Latin America is home to several growing economies, including Colombia, Ecuador and Bolivia. The average GDP growth rate for Latin America is 1.3%, although Panama’s economy is growing at 6.6%. To put that in perspective, the United States has a rough growth of 3%.

Of the 623 million people living in Latin America, 80.5% reside in urban locations. That figure closely resembles the United States and Canada, where 81% live in urban areas. The bulk of the businesses are considered micro companies as opposed to multi-national companies, which do become more prevalent in Mexico.

Different press methods vary by region. Flexo is preferred in Mexico whereas gravure is more common in Brazil. According to Laverde, Brazil’s expectations make it a focal point for those with prospective business. Both countries conduct business in the pressure sensitive label market, but their preferred production methods vary.

“Brazil is a very interesting country in a very interesting situation,” said Laverde. “It was expected to grow around 1.4% and now they are calling for only 0.3%. So, a lot of expectations and a lot of speculation about Brazil, as we saw with the World Cup and the Olympics and all these types of things, the reality has been different.” The United States has also influenced Latin America.

The US shares similar values with Latin America and also provides access to the world’s largest market. Laverde believes that the United States offers better quality products to the region when compared with that of China’s. Financial and political concerns can sometimes dissuade the United States from conducting business in the area, however.


Latin America faces a number of evolving challenges, and volatility remains one of the main variables.

The government’s involvement in different areas of Latin America provides one of the stiffest challenges for business. In Argentina, for example, the government controls the currency, which creates several problems.

“They control the amount of dollars that are coming in and the amount of dollars going out,” said Laverde. “If you want to buy a roll or a spare part, you have to ask for permission from the government to be able to use your dollars.

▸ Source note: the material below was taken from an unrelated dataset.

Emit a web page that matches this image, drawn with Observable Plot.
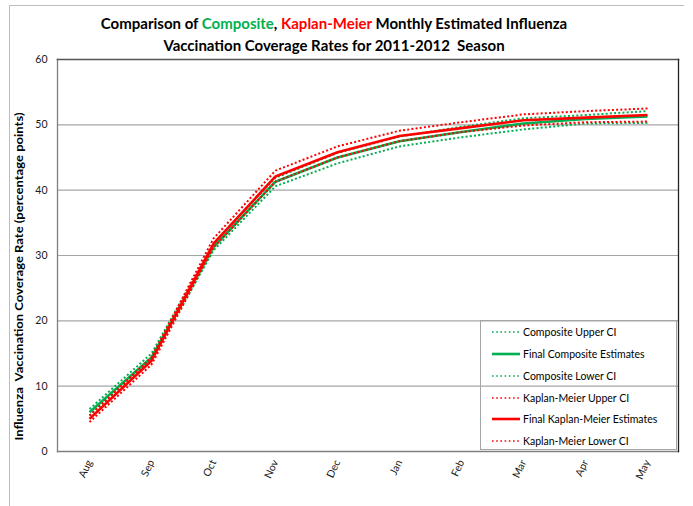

To import is a huge struggle, and there’s a lot of bureaucracy.”

Brazil is perceived as an untapped resource, and these expectations have led many to believe that they can conduct business there. Inflation rates and government involvement have played a large role in Brazilian business, as well. Laverde said these concerns are driven by electricity prices and various other issues on the supply side.

For equipment manufacturers, Brazil is one of the most expensive countries regarding cost for kilowatts per hour. Many Brazilian customers have opted to go with European suppliers because of cost efficiency, both in energy and exchange rates.

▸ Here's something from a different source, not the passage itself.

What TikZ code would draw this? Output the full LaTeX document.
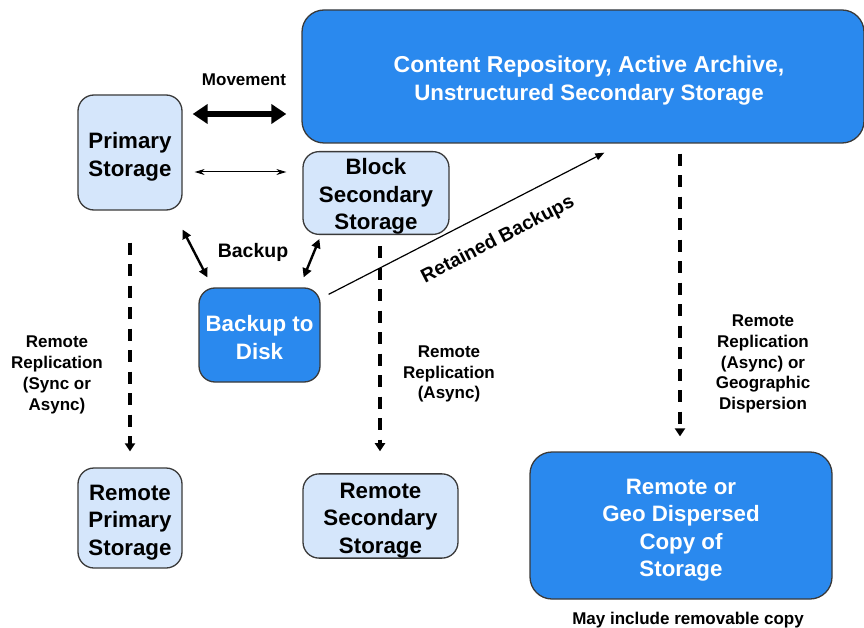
\documentclass[tikz,border=0pt]{standalone}
\usepackage{fontspec}
\setmainfont{Liberation Sans}
\usetikzlibrary{arrows.meta,calc}
\definecolor{lightbox}{HTML}{D5E6FB}
\definecolor{darkbox}{HTML}{2A89EE}
\definecolor{boxline}{HTML}{3A3A3A}
\newcommand{\topstrut}[1]{\rule{0pt}{#1}}
\tikzset{
  boxbase/.style={draw=boxline, line width=1.3pt, rounded corners=16pt, inner sep=0pt, align=center,
    font=\fontsize{22.3}{27.5}\selectfont\bfseries},
  lightnode/.style={boxbase, fill=lightbox, text=black},
  darknode/.style={boxbase, fill=darkbox, text=white},
  lbl/.style={align=center, inner sep=0pt, font=\fontsize{17}{20.8}\selectfont\bfseries},
  dasharrow/.style={line width=3.1pt, dash pattern=on 12pt off 9.5pt, -{Triangle[width=10pt,length=8pt]}},
  thickarrow/.style={line width=5.5pt, {Triangle[width=19pt,length=15pt]}-{Triangle[width=19pt,length=15pt]}},
  thinarrow/.style={line width=1pt, {Stealth[width=6pt,length=10pt]}-{Stealth[width=6pt,length=10pt]}},
  bkarrow/.style={line width=2.4pt, {Triangle[width=9pt,length=9pt]}-{Triangle[width=9pt,length=9pt]}},
  retarrow/.style={line width=1.2pt, -{Triangle[width=7pt,length=9pt]}}
}
\begin{document}
\begin{tikzpicture}[x=1pt,y=-1pt]
\useasboundingbox[fill=white] (0,0) rectangle (864,628);
% boxes
\node[darknode, rounded corners=22pt, minimum width=562pt, minimum height=133pt] (content) at (583,76.5)
  {\fontsize{23}{28}\selectfont\hspace*{12pt}\topstrut{25pt}Content Repository, Active Archive,\\\hspace*{12pt}Unstructured Secondary Storage};
\node[lightnode, minimum width=104pt, minimum height=115pt] (prim) at (130,152.5) {\topstrut{24.5pt}Primary\\Storage};
\node[lightnode, minimum width=146pt, minimum height=80pt] (block) at (376,193) {\topstrut{23pt}Block\\Secondary\\Storage};
\node[darknode, minimum width=121pt, minimum height=94pt] (b2d) at (259.5,335) {\topstrut{21pt}Backup to\\Disk};
\node[lightnode, minimum width=104pt, minimum height=100pt] (remprim) at (130,518) {\topstrut{24.5pt}Remote\\Primary\\Storage};
\node[lightnode, minimum width=155pt, minimum height=84pt] (remsec) at (380.5,516) {\topstrut{24.5pt}Remote\\Secondary\\Storage};
\node[darknode, rounded corners=22pt, minimum width=302pt, minimum height=147pt] (geo) at (681,525.5)
  {\topstrut{24.5pt}Remote or\\Geo Dispersed\\Copy of\\Storage};
% labels
\node[lbl] (mov) at (244,80) {Movement};
\node[lbl, font=\fontsize{19.5}{22}\selectfont\bfseries] (bk) at (253,252) {Backup};
\node[lbl, rotate=27.3, font=\fontsize{19.5}{22}\selectfont\bfseries] (ret) at (498,240) {Retained Backups};
\node[lbl] (rr1) at (57,375) {Remote\\Replication\\(Sync or\\Async)};
\node[lbl] (rr2) at (449,374) {Remote\\Replication\\(Async)};
\node[lbl] (rr3) at (763,364) {Remote\\Replication\\(Async) or\\Geographic\\Dispersion};
\node[lbl] (may) at (688,620) {May include removable copy};
% connectors
\draw[thickarrow] ($(prim.east |- 0,114)+(10,0)$) -- ($(content.west |- 0,114)+(-15,0)$);
\draw[thinarrow] ($(prim.east |- 0,172)+(12,0)$) -- ($(block.west |- 0,172)+(-16,0)$);
\draw[bkarrow] ($(prim.south east)+(0,19)$) -- ($(b2d.north west)+(9,-10)$);
\draw[bkarrow] ($(block.south west)+(17,4)$) -- ($(b2d.north east)+(-17,-10)$);
\draw[retarrow] ($(b2d.north east)+(8,7)$) -- ($(content.south west)+(303,9)$);
\draw[dasharrow] ($(prim.south)+(0,32)$) -- ($(remprim.north)+(0,-16)$);
\draw[dasharrow] ($(block.south)+(4,11)$) -- ($(remsec.north)+(-0.5,-22)$);
\draw[dasharrow] ($(content.south -| geo.north)+(-1,10)$) -- ($(geo.north)+(-1,-15)$);
\end{tikzpicture}
\end{document}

“The cost was 0.18 kilowatts per kilogram in Latin America, and for the North American supplier, it was 0.34,” added Laverde. “For the local customer in Brazil, it was very important and finally they decided to go with the European supplier.”

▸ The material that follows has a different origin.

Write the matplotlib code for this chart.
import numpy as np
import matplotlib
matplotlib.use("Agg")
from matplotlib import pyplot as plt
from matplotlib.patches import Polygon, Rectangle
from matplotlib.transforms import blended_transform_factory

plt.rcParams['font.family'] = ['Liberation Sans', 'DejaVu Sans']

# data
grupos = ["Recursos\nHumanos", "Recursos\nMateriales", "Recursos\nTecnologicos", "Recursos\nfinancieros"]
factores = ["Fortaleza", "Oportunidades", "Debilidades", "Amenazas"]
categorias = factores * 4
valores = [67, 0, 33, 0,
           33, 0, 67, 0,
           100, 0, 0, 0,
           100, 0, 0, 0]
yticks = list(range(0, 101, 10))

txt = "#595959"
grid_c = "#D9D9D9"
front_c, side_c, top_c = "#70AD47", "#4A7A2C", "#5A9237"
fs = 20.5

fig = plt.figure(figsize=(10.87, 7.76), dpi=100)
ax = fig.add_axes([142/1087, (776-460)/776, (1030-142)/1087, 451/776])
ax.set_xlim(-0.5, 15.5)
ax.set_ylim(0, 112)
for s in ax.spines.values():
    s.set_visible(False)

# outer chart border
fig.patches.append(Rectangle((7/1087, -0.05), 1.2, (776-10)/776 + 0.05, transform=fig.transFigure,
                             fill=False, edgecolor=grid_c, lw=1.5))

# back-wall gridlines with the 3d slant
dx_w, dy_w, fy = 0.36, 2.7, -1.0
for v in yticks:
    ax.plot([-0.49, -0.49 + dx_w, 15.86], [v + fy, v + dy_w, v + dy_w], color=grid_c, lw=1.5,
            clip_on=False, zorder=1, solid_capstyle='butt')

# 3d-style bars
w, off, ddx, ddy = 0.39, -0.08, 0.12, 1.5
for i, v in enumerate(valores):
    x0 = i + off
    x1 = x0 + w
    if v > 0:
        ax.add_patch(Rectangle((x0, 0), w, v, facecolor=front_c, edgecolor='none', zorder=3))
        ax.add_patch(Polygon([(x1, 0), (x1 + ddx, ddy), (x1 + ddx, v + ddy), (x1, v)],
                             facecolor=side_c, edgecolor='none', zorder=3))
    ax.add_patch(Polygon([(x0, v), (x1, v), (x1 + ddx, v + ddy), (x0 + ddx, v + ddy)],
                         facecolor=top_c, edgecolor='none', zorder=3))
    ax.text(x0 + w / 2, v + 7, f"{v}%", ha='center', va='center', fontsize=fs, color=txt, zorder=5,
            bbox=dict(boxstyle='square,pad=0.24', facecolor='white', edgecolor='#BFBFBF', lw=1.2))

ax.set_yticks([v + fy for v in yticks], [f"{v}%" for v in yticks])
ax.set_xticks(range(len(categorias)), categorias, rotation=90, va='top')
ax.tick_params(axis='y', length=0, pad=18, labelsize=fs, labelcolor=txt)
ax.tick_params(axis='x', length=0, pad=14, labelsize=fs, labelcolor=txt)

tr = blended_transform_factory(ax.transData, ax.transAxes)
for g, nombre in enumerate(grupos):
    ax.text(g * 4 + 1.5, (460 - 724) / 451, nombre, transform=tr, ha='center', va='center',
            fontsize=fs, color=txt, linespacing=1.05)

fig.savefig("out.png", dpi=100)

This same issue is raised when companies try to import equipment to Brazil. In addition to the price of the equipment, taxes and fees create a “compounding effect” that could result in 35% greater costs.

Misconceptions about the region also raise challenges. Laverde believes that manufactures in the area are still trying to dispel the notion that Latin America is a third-world region when it comes to business. He said, “You can find a lot of activity and modern situations and applications that I don’t think we can call it a third-world region or third-world countries anymore. … If you focus and find a niche market, there can be good business there.”

Eliminating the disconnect between cultures can lead to more lucrative partnerships, as well. “One of the main issues for foreign companies trying to go into Latin America is the lack of familiarity with the region and how to do business over there,” said Laverde. “Not enough cultural awareness and willingness to absorb or learn or even talk about it.”


In order to expand one’s business in the region, Laverde stressed the importance of connecting with the locals. Bilingual languages vary by country, but speaking one of the three primary languages (Spanish, Portuguese and French) is a key factor in finding acceptable product quotes.

Latin Americans also strongly value family, religion, work, music and soccer. The willingness to show interest in local culture and a business associate’s life could go a long way in building the partnership. “Be willing to make friends, and friendship is a big step to good business in Latin America,” Laverde explained.

The region’s increasing middle class has the potential to create more opportunities. Due to increasing wealth and country growth, companies are coming to Latin America to open facilities and expand their businesses.

Patience and communication are two key factors as companies attempt to establish a presence in the region. Successful businesses will not be established overnight, and an ongoing dialogue will establish trust for both parties.

“There is a lot of work to do, but there is a lot of opportunity in flexible packaging and plastic products,” said Laverde.